Multimodality refers to AI systems that can take in or produce more than one kind of data - text, images, audio, or video - rather than being confined to a single modality. A multimodal model can, for instance, look at a photograph and answer questions about it, read a chart and summarize it, or transcribe speech and respond. The defining feature is that different data types are handled within one model that has learned how they relate.
A foundational primary is the 2021 CLIP paper, “Learning Transferable Visual Models From Natural Language Supervision” by Alec Radford and colleagues at OpenAI. CLIP was trained on 400 million image-and-caption pairs gathered from the internet, learning by “predicting which caption goes with which image.” The result was a model that maps pictures and the words describing them into a shared representation, so the system can recognize visual concepts it was never explicitly trained to classify - the paper showed it matching a strong baseline on ImageNet “without using any of its 1.28 million training examples.” This idea of aligning images and text in one space underpins much of the multimodal AI that followed.

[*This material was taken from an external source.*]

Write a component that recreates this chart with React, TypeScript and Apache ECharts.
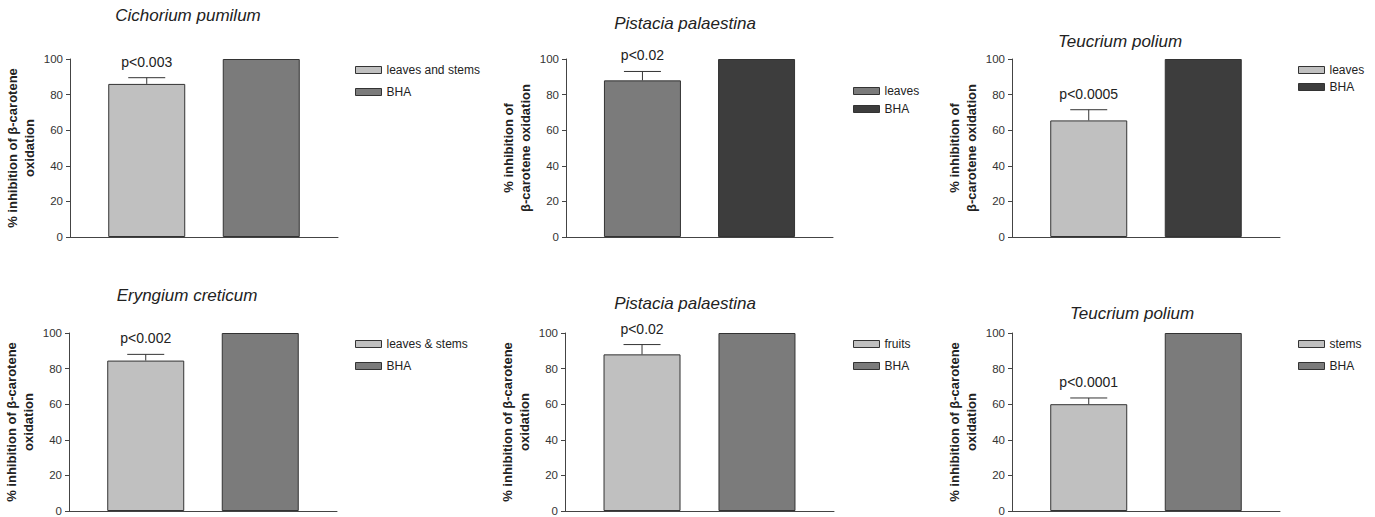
import React, { useEffect, useRef } from "react";
import * as echarts from "echarts";

// ---- data ----
const panelTitles = [
  "Cichorium pumilum",
  "Pistacia palaestina",
  "Teucrium polium",
  "Eryngium creticum",
  "Pistacia palaestina",
  "Teucrium polium",
];
const sampleLabels = ["leaves and stems", "leaves", "leaves", "leaves & stems", "fruits", "stems"];
const referenceLabel = "BHA";
const sampleValues = [86, 88, 65.5, 84.5, 88, 60];
const sampleErrors = [3.5, 5, 6, 3.5, 5.5, 3.5];
const referenceValues = [100, 100, 100, 100, 100, 100];
const pLabels = ["p<0.003", "p<0.02", "p<0.0005", "p<0.002", "p<0.02", "p<0.0001"];
const yAxisNames = [
  "% inhibition of β-carotene\noxidation",
  "% inhibition of\nβ-carotene oxidation",
  "% inhibition of\nβ-carotene oxidation",
  "% inhibition of β-carotene\noxidation",
  "% inhibition of β-carotene\noxidation",
  "% inhibition of β-carotene\noxidation",
];
const yMin = 0;
const yMax = 100;
const yStep = 20;

// ---- layout / styles ----
const LIGHT = "#c0c0c0";
const MID = "#7b7b7b";
const DARK = "#3d3d3d";
const panelColors = [
  [LIGHT, MID],
  [MID, DARK],
  [LIGHT, DARK],
  [LIGHT, MID],
  [LIGHT, MID],
  [LIGHT, MID],
];
const layout = [
  { left: 70, top: 59, width: 268, title: [188, 17], legend: [355, 64, 10] },
  { left: 566, top: 59, width: 267, title: [685, 25], legend: [853, 85, 6] },
  { left: 1012, top: 59, width: 268, title: [1120, 43], legend: [1298, 64, 5] },
  { left: 69, top: 333, width: 268, title: [187, 297], legend: [355, 338, 10] },
  { left: 565, top: 333, width: 269, title: [685, 305], legend: [853, 338, 10] },
  { left: 1012, top: 333, width: 268, title: [1132, 315], legend: [1298, 338, 10] },
];
const PLOT_H = 178;
const FONT = "'Liberation Sans', Arial, Helvetica, sans-serif";
const AXIS_COLOR = "#444";
const TEXT_COLOR = "#222";

export default function App() {
  const ref = useRef<HTMLDivElement>(null);

  useEffect(() => {
    if (!ref.current) return;
    const chart = echarts.init(ref.current, null, { renderer: "svg" });

    const grid: any[] = [];
    const xAxis: any[] = [];
    const yAxis: any[] = [];
    const title: any[] = [];
    const legend: any[] = [];
    const series: any[] = [];

    panelTitles.forEach((t, i) => {
      const L = layout[i];
      grid.push({ left: L.left, top: L.top, width: L.width, height: PLOT_H, containLabel: false });
      xAxis.push({
        type: "value",
        gridIndex: i,
        min: 0.33,
        max: 2.67,
        axisLine: { show: true, onZero: false, lineStyle: { color: AXIS_COLOR, width: 1 } },
        axisTick: { show: false },
        axisLabel: { show: false },
        splitLine: { show: false },
      });
      yAxis.push({
        type: "value",
        gridIndex: i,
        min: yMin,
        max: yMax,
        interval: yStep,
        name: yAxisNames[i],
        nameLocation: "middle",
        nameRotate: 90,
        nameGap: 32,
        nameTextStyle: {
          fontSize: 13,
          fontWeight: "bold",
          color: TEXT_COLOR,
          fontFamily: FONT,
          lineHeight: 17,
          align: "center",
        },
        axisLine: { show: true, lineStyle: { color: AXIS_COLOR, width: 1 } },
        axisTick: { show: true, length: 4, lineStyle: { color: AXIS_COLOR } },
        axisLabel: { fontSize: 11.5, color: "#333", margin: 7, fontFamily: FONT },
        splitLine: { show: false },
      });
      title.push({
        text: t,
        left: L.title[0],
        top: L.title[1] - 10,
        textAlign: "center",
        padding: 0,
        textStyle: {
          fontSize: 17,
          fontStyle: "italic",
          fontWeight: "normal",
          color: TEXT_COLOR,
          fontFamily: FONT,
        },
      });
      const nameA = `${sampleLabels[i]}|${i}`;
      const nameB = `${referenceLabel}|${i}`;
      legend.push({
        orient: "vertical",
        left: L.legend[0],
        top: L.legend[1],
        itemGap: L.legend[2],
        itemWidth: 26,
        itemHeight: 7,
        icon: "rect",
        padding: 0,
        selectedMode: false,
        data: [nameA, nameB],
        formatter: (n: string) => n.split("|")[0],
        itemStyle: { borderColor: "#333", borderWidth: 1 },
        textStyle: { fontSize: 12, color: TEXT_COLOR, fontFamily: FONT, lineHeight: 12 },
      });
      series.push({
        type: "bar",
        name: nameA,
        xAxisIndex: i,
        yAxisIndex: i,
        barWidth: 77,
        barGap: "-100%",
        data: [[1, sampleValues[i]]],
        itemStyle: { color: panelColors[i][0], borderColor: "#333", borderWidth: 1 },
      });
      series.push({
        type: "bar",
        name: nameB,
        xAxisIndex: i,
        yAxisIndex: i,
        barWidth: 77,
        barGap: "-100%",
        data: [[2, referenceValues[i]]],
        itemStyle: { color: panelColors[i][1], borderColor: "#333", borderWidth: 1 },
      });
      const label = pLabels[i];
      series.push({
        type: "custom",
        xAxisIndex: i,
        yAxisIndex: i,
        z: 5,
        clip: false,
        data: [[1, sampleValues[i], sampleErrors[i]]],
        renderItem: (_p: any, api: any) => {
          const x = api.value(0);
          const v = api.value(1);
          const e = api.value(2);
          const base = api.coord([x, v]);
          const top = api.coord([x, v + e]);
          return {
            type: "group",
            children: [
              {
                type: "line",
                shape: { x1: base[0], y1: base[1], x2: top[0], y2: top[1] },
                style: { stroke: "#333", lineWidth: 1 },
              },
              {
                type: "line",
                shape: { x1: top[0] - 18.5, y1: top[1], x2: top[0] + 18.5, y2: top[1] },
                style: { stroke: "#333", lineWidth: 1 },
              },
              {
                type: "text",
                x: top[0],
                y: top[1] - 16,
                style: {
                  text: label,
                  align: "center",
                  verticalAlign: "middle",
                  fontSize: 14,
                  fontFamily: FONT,
                  fill: TEXT_COLOR,
                },
              },
            ],
          };
        },
      });
    });

    chart.setOption({
      animation: false,
      backgroundColor: "#ffffff",
      grid,
      xAxis,
      yAxis,
      title,
      legend,
      series,
    });

    return () => chart.dispose();
  }, []);

  return (
    <div
      ref={ref}
      style={{ position: "fixed", left: 0, top: 0, width: 1375, height: 517, background: "#fff" }}
    />
  );
}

Since CLIP, multimodality has become a default expectation for frontier models. Today’s leading systems routinely accept image input alongside text, and related lines of work cover audio (speech recognition and generation) and image or video creation. The common thread is teaching one model to bridge modalities rather than stitching together separate single-purpose tools.
Why business readers should care: multimodality widens the set of real-world problems AI can touch - reading documents and receipts, inspecting product photos, analyzing diagrams, handling voice. Many high-value business inputs are not plain text, so a model’s ability to work with images and other formats often determines whether it fits your actual workflow.